The acrimonious debate prompted me to take a look at some figures, and they're interesting reading. Let's say, for sake of argument, that the proportion of a country's GDP that is controlled by the government is roughly proportional to how 'socialised' its system is. Now let's take a look at what kind of variation there is out there in the real world. The developed country with the lowest tax take in terms of proportion of GDP is the United States, with 24%. The one with the highest is Denmark, at 48%. That's it - just 24% between them.
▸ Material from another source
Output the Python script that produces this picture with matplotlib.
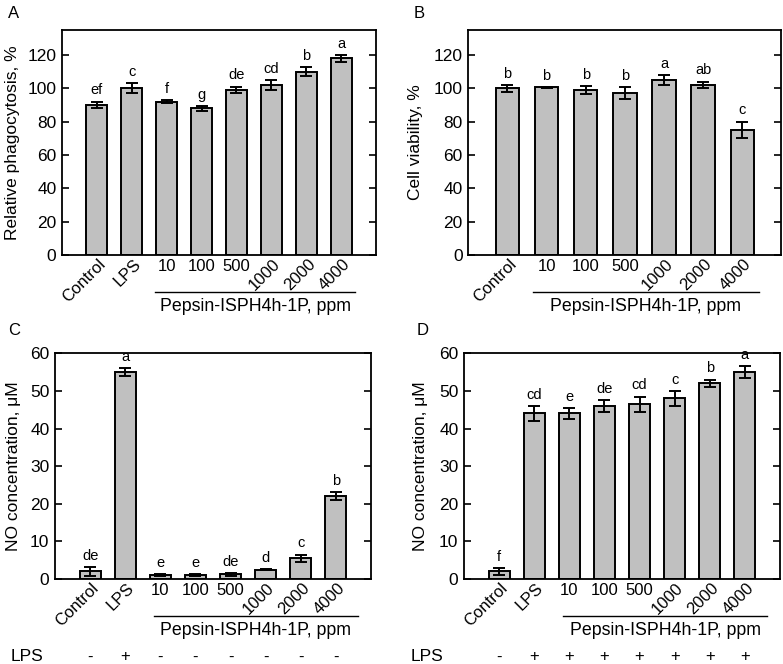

So that 24% range - just under one quarter of GDP - actually covers everything from 'hire-em-and-fire-em capitalism red in tooth and claw' to 'Scandianvian nanny state socialist utopia'. The big reveal is: everyone actually agrees on 76% of everything - even Obama and the Tea Party. The acrimony of the budget debate has only served to obscure just to what extent there is actually a very broad consensus on how to run a modern state. Maybe Francis Fukuyama was right all along. We all seem to agree that a dynamic economy needs space for private enterprise, but that some things - like defence and policing, fire services and probably most schooling - are best provided by the state. After that, we're only arguing over one quarter of the cake.

And when you put it like that, do we really have to stoop to calling each other Nazis and Communists?